# The task
Extract the lines that hold the string "this".

# Provided material
»»
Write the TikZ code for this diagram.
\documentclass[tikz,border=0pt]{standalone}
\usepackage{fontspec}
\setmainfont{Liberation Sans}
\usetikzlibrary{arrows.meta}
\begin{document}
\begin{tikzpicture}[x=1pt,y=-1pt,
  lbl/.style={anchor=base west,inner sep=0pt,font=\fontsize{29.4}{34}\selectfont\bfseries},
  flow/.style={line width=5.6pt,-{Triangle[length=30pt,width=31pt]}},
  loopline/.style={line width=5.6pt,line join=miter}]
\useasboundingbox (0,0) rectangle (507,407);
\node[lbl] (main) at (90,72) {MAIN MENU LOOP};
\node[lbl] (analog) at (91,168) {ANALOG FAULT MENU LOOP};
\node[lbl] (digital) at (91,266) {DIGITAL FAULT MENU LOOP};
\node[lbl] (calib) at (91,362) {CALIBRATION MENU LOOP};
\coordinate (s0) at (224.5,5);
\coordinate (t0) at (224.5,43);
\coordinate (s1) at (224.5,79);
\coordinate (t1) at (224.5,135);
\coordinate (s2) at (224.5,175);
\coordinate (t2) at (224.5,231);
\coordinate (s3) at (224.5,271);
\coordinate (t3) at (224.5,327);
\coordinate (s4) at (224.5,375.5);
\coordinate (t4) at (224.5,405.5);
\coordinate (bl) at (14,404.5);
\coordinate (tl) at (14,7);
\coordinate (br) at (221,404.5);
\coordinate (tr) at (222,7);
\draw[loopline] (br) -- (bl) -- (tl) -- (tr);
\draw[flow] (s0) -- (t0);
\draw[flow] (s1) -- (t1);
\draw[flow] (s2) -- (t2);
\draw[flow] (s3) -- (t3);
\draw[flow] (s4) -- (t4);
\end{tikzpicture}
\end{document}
««
»»
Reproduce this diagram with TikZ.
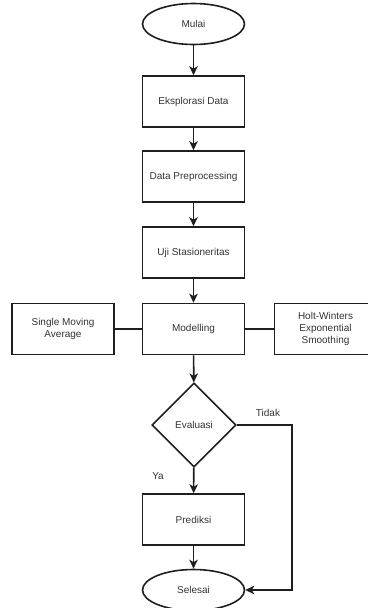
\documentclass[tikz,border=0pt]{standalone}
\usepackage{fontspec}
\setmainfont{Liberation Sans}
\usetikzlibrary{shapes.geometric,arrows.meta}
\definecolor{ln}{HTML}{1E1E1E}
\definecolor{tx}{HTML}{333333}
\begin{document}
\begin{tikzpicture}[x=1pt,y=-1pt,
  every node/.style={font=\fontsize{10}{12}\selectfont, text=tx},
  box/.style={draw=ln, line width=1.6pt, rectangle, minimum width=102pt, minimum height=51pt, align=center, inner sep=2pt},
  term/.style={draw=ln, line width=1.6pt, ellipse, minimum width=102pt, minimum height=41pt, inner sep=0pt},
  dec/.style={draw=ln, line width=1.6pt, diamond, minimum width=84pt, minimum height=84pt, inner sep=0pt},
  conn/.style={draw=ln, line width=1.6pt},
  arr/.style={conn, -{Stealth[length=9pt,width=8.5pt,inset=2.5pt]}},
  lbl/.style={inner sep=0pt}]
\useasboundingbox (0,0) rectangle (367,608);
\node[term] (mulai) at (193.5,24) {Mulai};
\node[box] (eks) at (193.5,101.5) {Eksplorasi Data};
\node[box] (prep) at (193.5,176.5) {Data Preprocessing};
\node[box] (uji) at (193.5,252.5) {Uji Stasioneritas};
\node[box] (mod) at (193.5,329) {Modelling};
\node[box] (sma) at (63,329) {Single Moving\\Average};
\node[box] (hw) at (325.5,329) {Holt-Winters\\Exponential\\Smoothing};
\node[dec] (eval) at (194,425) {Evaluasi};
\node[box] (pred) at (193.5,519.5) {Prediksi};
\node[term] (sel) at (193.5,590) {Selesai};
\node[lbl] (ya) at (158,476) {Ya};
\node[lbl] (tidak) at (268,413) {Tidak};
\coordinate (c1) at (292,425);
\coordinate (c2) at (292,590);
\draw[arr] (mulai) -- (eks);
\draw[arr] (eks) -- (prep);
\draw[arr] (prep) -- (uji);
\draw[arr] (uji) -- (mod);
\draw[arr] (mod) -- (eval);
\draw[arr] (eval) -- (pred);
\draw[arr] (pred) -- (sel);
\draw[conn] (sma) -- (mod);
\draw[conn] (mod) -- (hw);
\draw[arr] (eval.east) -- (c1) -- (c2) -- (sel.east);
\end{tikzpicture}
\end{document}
««
# The solution
Write the TikZ code for this diagram.
Reproduce this diagram with TikZ.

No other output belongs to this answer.